Entre los muchos nombramientos que debe procesar el Senado de la República —que se ha convertido en la pieza clave para la integración del nuevo sistema de instituciones autónomas del Estado— destaca el de la CNDH. Dado que la gestión de Raúl Plascencia concluye el próximo 15 de noviembre, sólo quedan seis semanas para decidir sobre su ratificación. Y no parece cosa menor que, hasta la fecha, no se haya emitido pronunciamiento alguno. En apenas mes y medio, el Senado debe evaluar de manera convincente la gestión de Plascencia para optar por su reelección o, en su caso, establecer las bases y el procedimiento para elegir a quien deba suplirlo.

Conviene recordar, al menos, dos antecedentes que inevitablemente marcarán esa decisión: el primero está en la fundación misma de la CNDH, que nació como una respuesta del gobierno de Carlos Salinas ante el reclamo —nacional e internacional— sobre la falta de medios institucionales del Estado mexicano para proteger los derechos humanos. Propios y extraños reconocen la influencia decisiva que tuvo entonces Jorge Carpizo en la concepción y en los primeros años de vida de ese órgano que, bajo su dirección, consiguió inscribirse en el texto constitucional.

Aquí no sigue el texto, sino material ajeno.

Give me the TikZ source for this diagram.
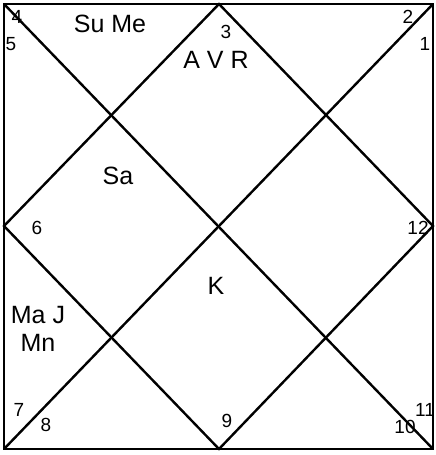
\documentclass[tikz,border=0pt]{standalone}
\usepackage{fontspec}
\setmainfont{Liberation Sans}
\begin{document}
\begin{tikzpicture}[x=1pt, y=-1pt, line width=2.4pt,
  house/.style={font=\fontsize{19}{19}\selectfont, inner sep=0pt},
  planet/.style={font=\fontsize{25}{28}\selectfont, inner sep=0pt, align=center}]
\useasboundingbox (0,0) rectangle (436,455);
% ===== corners and midpoints of the chart =====
\coordinate (TL) at (4,4);
\coordinate (TR) at (433,4);
\coordinate (BR) at (433,449);
\coordinate (BL) at (4,449);
\coordinate (T) at (219,4);
\coordinate (R) at (433,226);
\coordinate (B) at (219,449);
\coordinate (L) at (4,226);
% outer frame
\draw (TL) -- (TR) -- (BR) -- (BL) -- cycle;
% diagonals
\draw (TL) -- (BR);
\draw (TR) -- (BL);
% inner diamond
\draw (T) -- (R) -- (B) -- (L) -- cycle;

% ===== house numbers =====
\node[house] (h1) at (425,44) {1};
\node[house] (h2) at (408,17) {2};
\node[house] (h3) at (226,32) {3};
\node[house] (h4) at (17,17) {4};
\node[house] (h5) at (11,44) {5};
\node[house] (h6) at (37,228) {6};
\node[house] (h7) at (19,410) {7};
\node[house] (h8) at (46,425) {8};
\node[house] (h9) at (227,421) {9};
\node[house] (h10) at (405,427) {10};
\node[house] (h11) at (425,410) {11};
\node[house] (h12) at (418,228) {12};

% ===== planets =====
\node[planet] (suMe) at (110,24) {Su Me};
\node[planet] (avr) at (216,60) {A V R};
\node[planet] (sa) at (118,176) {Sa};
\node[planet] (k) at (216,286) {K};
\node[planet] (maJMn) at (38,329) {Ma J\\Mn};
\end{tikzpicture}
\end{document}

Y no es trivial tener presente ese dato, pues la CNDH —que más tarde conseguiría su autonomía constitucional plena— no surgió como un organismo burocrático más, sino como una institución emblemática cuyos éxitos y fracasos habrían de responder en lo sucesivo, en buena medida, a la autoridad moral de sus titulares. Una condición que quedó de manifiesto más tarde, tras el nombramiento de Mireille Roccatti, cuyas credenciales personales fueron insuficientes para colmar ese requisito principal de la función a desempeñar y que hoy, otra vez, está en duda.

La evaluación que haga el Senado de la República sobre el desempeño de Raúl Plascencia no podría omitir ese dato, a riesgo de cometer un error garrafal. No sería razonable evaluar su desempeño —ni de quien eventualmente viniera a sustituirlo— como si se tratara de un miembro más del servicio profesional de carrera, con datos cuantitativos y burocráticos plasmados en un formato de ventanilla.

No sólo porque los orígenes marcan —y los de la CNDH siguen vigentes—, sino porque pese a que en 2011 se promulgó la más ambiciosa reforma constitucional que haya conocido México en materia de derechos humanos, ese cambio en las normas fundacionales del país no produjo efectos de igual magnitud en la vida cotidiana de la sociedad. Esa reforma —segundo antecedente a tomar en cuenta— pasó más o menos inadvertida, entre otras razones, porque la CNDH conducida por Raúl Plascencia prefirió mantener un perfil bajo y políticamente prudente, cuando estaba llamada a protagonizar la más amplia pedagogía pública de la historia de los derechos humanos, con todos los recursos que ha tenido a su alcance —y que, dicho sea de paso, no han sido precarios—. En cambio, la CNDH prefirió transitar por una ruta discreta, justo en los años en que se desató la mayor violencia que haya vivido México desde el final de la Revolución Mexicana y cuando tuvo en sus manos, como nunca antes, la autoridad jurídica y los medios de sobra para actuar con valentía en contra de ese proceso. Pero no lo hizo.

El Senado ya ha dado pruebas notables de su sensibilidad para procesar otros nombramientos. No ha sido ajeno a la influencia política del Ejecutivo —ni podría obviarla—, pero también ha sabido mediar con éxito entre las preferencias de Los Pinos y el pulso social y político del país. Sin embargo, ahora tendrá uno de los mayores desafíos en la búsqueda de ese equilibrio: ratificar a un defensor de los derechos humanos que ha sido dúctil y cómodo para quienes ejercen el poder político del país, o buscar a alguien que le devuelva a la CNDH la potencia, la eficacia y la confianza que está reclamando esta nueva etapa de la vida de México.